先週発売の『表現者クライテリオン』8月号でも、連載「在野の「知」を歩く」を掲載していただいています。綿野恵太さんに次ぐ2人目のゲストは、コンサルタントの勅使川原真衣さん。

勅使川原さんとの対談は、Foresight に掲載のものに続いて2回目になります! 従来もこのnote にて、記事を出してきました(こちらとこちら)。

掲載誌で改めて読み直したのですが、今回新たに提起した色んな論点のうち、いちばん大事なのはやはりここですかね。

與那覇:日本人が個性を求めるのは、軽薄な流行とも言い切れなくて、むしろ周囲から来る同調圧力に「合わせたくない私を、正当化してくれ!」という切実な要求でもあるのでしょう。しかし、それと能力主義との結びつきがこじれてしまった。 一方の極には、「俺は海外で成功した超一流の個性だから、周りに合わせません」。

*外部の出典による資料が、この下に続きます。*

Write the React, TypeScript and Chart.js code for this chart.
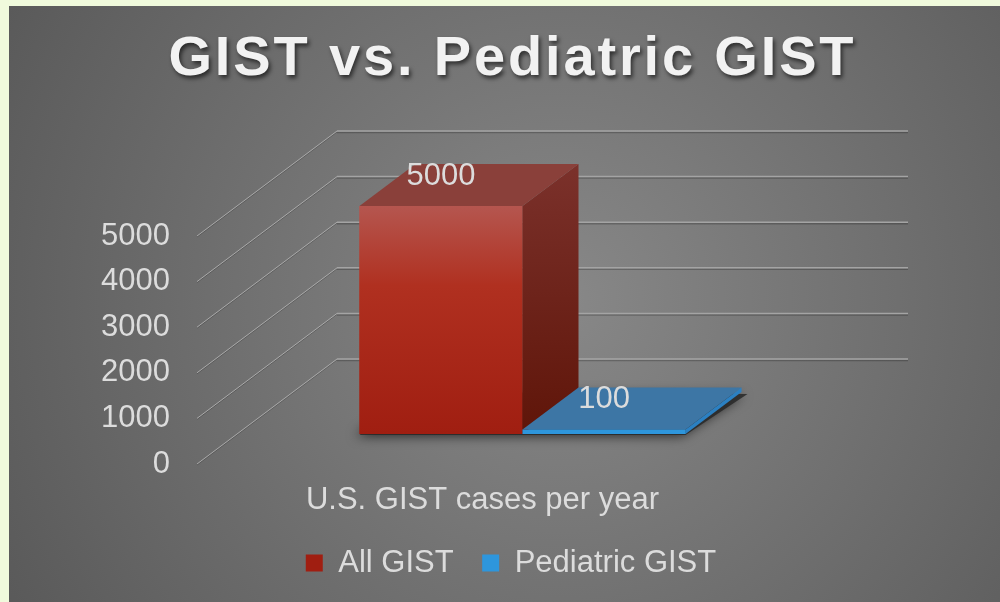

他方には「私の発達障害は『個性』なので、合わせられません」みたいな。それぞれに事情はあれど、個性の主張が「他人との対話を閉ざすこと」だと錯覚されてはいないでしょうか。

勅使川原:おっしゃる通りですね。結局いろいろなイデオロギーがあっても、誰の話を聞くべきで、誰の話は無視していいのかというのを決めてきたのが能力主義だと思います。つまり、ケアすべき範囲を「絞る道具」が能力主義であるということです。